>> START SUPPLIED DATA

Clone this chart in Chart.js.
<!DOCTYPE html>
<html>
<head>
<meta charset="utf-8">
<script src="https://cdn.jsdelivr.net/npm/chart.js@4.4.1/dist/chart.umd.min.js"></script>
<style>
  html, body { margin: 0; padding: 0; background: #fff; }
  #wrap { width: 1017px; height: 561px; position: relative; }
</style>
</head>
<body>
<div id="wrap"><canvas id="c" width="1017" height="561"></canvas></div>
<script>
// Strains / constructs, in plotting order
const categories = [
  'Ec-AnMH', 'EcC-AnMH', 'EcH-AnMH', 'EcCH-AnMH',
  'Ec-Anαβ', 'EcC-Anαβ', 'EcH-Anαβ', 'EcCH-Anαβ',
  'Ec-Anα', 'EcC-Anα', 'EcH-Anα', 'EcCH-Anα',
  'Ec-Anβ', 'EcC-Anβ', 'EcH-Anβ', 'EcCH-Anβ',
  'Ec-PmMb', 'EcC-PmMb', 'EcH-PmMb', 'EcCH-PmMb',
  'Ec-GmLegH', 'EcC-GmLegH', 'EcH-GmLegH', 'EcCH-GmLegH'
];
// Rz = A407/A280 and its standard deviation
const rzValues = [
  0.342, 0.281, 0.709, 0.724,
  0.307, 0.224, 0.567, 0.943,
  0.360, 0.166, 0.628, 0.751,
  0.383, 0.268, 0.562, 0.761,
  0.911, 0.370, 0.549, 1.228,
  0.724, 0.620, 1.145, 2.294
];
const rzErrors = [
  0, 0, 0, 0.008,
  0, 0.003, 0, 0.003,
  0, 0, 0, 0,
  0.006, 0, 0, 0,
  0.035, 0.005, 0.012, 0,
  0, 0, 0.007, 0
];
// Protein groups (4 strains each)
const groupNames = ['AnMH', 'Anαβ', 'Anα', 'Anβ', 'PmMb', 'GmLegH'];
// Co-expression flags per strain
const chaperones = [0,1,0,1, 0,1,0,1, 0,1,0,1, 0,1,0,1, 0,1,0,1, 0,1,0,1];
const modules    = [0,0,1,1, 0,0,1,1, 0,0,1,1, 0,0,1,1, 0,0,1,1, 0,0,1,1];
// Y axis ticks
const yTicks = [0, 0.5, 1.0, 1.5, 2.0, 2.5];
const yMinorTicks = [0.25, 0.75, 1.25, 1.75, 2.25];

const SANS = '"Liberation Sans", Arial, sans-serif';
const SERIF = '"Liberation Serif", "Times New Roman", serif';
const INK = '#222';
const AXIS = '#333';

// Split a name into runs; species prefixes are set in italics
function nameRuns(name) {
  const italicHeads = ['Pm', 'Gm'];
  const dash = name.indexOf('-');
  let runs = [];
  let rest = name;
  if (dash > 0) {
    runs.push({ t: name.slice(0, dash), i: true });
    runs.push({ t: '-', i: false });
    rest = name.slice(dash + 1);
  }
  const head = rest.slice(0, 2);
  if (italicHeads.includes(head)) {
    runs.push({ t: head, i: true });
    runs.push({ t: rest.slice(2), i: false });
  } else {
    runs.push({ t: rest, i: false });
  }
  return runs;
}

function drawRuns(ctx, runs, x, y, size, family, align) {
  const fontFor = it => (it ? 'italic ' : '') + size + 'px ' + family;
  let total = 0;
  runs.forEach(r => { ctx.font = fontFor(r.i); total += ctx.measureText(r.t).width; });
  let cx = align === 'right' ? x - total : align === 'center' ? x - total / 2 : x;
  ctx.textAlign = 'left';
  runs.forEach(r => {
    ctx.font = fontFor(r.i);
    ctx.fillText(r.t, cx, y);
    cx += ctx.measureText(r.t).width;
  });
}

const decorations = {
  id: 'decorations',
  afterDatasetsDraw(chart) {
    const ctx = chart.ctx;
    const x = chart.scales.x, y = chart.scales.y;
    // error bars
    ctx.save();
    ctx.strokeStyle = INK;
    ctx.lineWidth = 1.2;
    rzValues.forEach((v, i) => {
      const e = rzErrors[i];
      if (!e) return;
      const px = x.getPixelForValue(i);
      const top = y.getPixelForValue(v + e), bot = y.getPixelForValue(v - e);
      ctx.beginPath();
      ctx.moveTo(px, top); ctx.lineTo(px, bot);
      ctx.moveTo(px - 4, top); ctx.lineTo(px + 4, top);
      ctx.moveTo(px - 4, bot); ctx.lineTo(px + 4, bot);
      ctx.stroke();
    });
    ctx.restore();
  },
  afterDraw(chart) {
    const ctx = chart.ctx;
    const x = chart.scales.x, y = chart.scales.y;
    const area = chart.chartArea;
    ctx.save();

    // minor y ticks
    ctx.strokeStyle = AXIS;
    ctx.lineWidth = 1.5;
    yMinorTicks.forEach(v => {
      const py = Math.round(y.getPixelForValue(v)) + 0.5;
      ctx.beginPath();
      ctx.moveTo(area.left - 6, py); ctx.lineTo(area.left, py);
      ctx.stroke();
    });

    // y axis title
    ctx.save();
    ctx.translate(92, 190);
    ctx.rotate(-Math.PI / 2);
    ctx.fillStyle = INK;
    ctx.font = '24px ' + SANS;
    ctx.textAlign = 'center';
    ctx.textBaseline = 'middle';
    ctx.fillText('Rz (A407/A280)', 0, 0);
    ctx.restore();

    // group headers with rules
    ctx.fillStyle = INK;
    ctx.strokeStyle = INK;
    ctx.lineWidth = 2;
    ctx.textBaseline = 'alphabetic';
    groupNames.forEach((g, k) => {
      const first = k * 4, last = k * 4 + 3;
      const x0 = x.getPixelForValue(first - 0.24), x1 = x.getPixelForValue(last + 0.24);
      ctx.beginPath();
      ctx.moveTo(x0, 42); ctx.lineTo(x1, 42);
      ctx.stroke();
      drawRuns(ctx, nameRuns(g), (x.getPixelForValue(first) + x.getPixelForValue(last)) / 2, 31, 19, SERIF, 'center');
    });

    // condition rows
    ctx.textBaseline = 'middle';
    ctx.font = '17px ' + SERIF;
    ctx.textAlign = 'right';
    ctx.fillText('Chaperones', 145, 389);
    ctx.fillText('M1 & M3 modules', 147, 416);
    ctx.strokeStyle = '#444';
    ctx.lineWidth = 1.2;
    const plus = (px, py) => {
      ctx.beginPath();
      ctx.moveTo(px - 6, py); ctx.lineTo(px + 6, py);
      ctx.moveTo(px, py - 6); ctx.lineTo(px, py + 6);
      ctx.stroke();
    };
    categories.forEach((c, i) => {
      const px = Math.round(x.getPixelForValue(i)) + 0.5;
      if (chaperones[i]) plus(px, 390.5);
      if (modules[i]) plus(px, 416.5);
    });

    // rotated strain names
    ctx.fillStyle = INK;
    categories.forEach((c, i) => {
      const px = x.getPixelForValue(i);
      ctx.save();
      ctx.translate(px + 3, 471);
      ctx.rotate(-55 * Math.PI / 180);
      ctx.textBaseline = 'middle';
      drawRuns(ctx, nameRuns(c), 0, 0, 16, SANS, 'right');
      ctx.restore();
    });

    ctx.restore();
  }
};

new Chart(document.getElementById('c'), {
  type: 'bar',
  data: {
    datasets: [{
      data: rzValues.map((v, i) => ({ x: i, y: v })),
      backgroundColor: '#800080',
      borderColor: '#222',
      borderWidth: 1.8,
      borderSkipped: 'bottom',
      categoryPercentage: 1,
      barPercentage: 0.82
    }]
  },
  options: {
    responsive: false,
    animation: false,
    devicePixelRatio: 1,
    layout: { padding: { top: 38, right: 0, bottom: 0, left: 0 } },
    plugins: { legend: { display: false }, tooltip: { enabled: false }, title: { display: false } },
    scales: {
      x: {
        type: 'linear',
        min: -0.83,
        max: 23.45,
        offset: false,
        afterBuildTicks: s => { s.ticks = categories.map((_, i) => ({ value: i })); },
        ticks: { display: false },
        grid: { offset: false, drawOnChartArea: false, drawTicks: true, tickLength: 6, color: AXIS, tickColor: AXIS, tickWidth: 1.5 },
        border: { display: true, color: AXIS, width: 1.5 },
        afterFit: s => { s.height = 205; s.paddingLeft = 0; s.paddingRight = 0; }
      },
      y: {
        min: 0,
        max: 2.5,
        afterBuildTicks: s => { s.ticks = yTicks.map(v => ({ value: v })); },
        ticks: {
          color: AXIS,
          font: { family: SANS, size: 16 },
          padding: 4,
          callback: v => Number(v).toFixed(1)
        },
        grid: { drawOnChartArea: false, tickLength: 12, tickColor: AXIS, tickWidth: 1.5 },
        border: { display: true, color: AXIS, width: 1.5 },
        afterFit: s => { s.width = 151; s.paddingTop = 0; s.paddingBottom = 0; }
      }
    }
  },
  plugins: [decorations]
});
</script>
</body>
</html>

>> END SUPPLIED DATA

◆ **REQUIREMENTS**: Quote the data above verbatim from its first line to the line that includes "const AXIS = '#333';", with both boundary lines retained.

◆ **TASK OUTPUT**:
Clone this chart in Chart.js.
<!DOCTYPE html>
<html>
<head>
<meta charset="utf-8">
<script src="https://cdn.jsdelivr.net/npm/chart.js@4.4.1/dist/chart.umd.min.js"></script>
<style>
  html, body { margin: 0; padding: 0; background: #fff; }
  #wrap { width: 1017px; height: 561px; position: relative; }
</style>
</head>
<body>
<div id="wrap"><canvas id="c" width="1017" height="561"></canvas></div>
<script>
// Strains / constructs, in plotting order
const categories = [
  'Ec-AnMH', 'EcC-AnMH', 'EcH-AnMH', 'EcCH-AnMH',
  'Ec-Anαβ', 'EcC-Anαβ', 'EcH-Anαβ', 'EcCH-Anαβ',
  'Ec-Anα', 'EcC-Anα', 'EcH-Anα', 'EcCH-Anα',
  'Ec-Anβ', 'EcC-Anβ', 'EcH-Anβ', 'EcCH-Anβ',
  'Ec-PmMb', 'EcC-PmMb', 'EcH-PmMb', 'EcCH-PmMb',
  'Ec-GmLegH', 'EcC-GmLegH', 'EcH-GmLegH', 'EcCH-GmLegH'
];
// Rz = A407/A280 and its standard deviation
const rzValues = [
  0.342, 0.281, 0.709, 0.724,
  0.307, 0.224, 0.567, 0.943,
  0.360, 0.166, 0.628, 0.751,
  0.383, 0.268, 0.562, 0.761,
  0.911, 0.370, 0.549, 1.228,
  0.724, 0.620, 1.145, 2.294
];
const rzErrors = [
  0, 0, 0, 0.008,
  0, 0.003, 0, 0.003,
  0, 0, 0, 0,
  0.006, 0, 0, 0,
  0.035, 0.005, 0.012, 0,
  0, 0, 0.007, 0
];
// Protein groups (4 strains each)
const groupNames = ['AnMH', 'Anαβ', 'Anα', 'Anβ', 'PmMb', 'GmLegH'];
// Co-expression flags per strain
const chaperones = [0,1,0,1, 0,1,0,1, 0,1,0,1, 0,1,0,1, 0,1,0,1, 0,1,0,1];
const modules    = [0,0,1,1, 0,0,1,1, 0,0,1,1, 0,0,1,1, 0,0,1,1, 0,0,1,1];
// Y axis ticks
const yTicks = [0, 0.5, 1.0, 1.5, 2.0, 2.5];
const yMinorTicks = [0.25, 0.75, 1.25, 1.75, 2.25];

const SANS = '"Liberation Sans", Arial, sans-serif';
const SERIF = '"Liberation Serif", "Times New Roman", serif';
const INK = '#222';
const AXIS = '#333';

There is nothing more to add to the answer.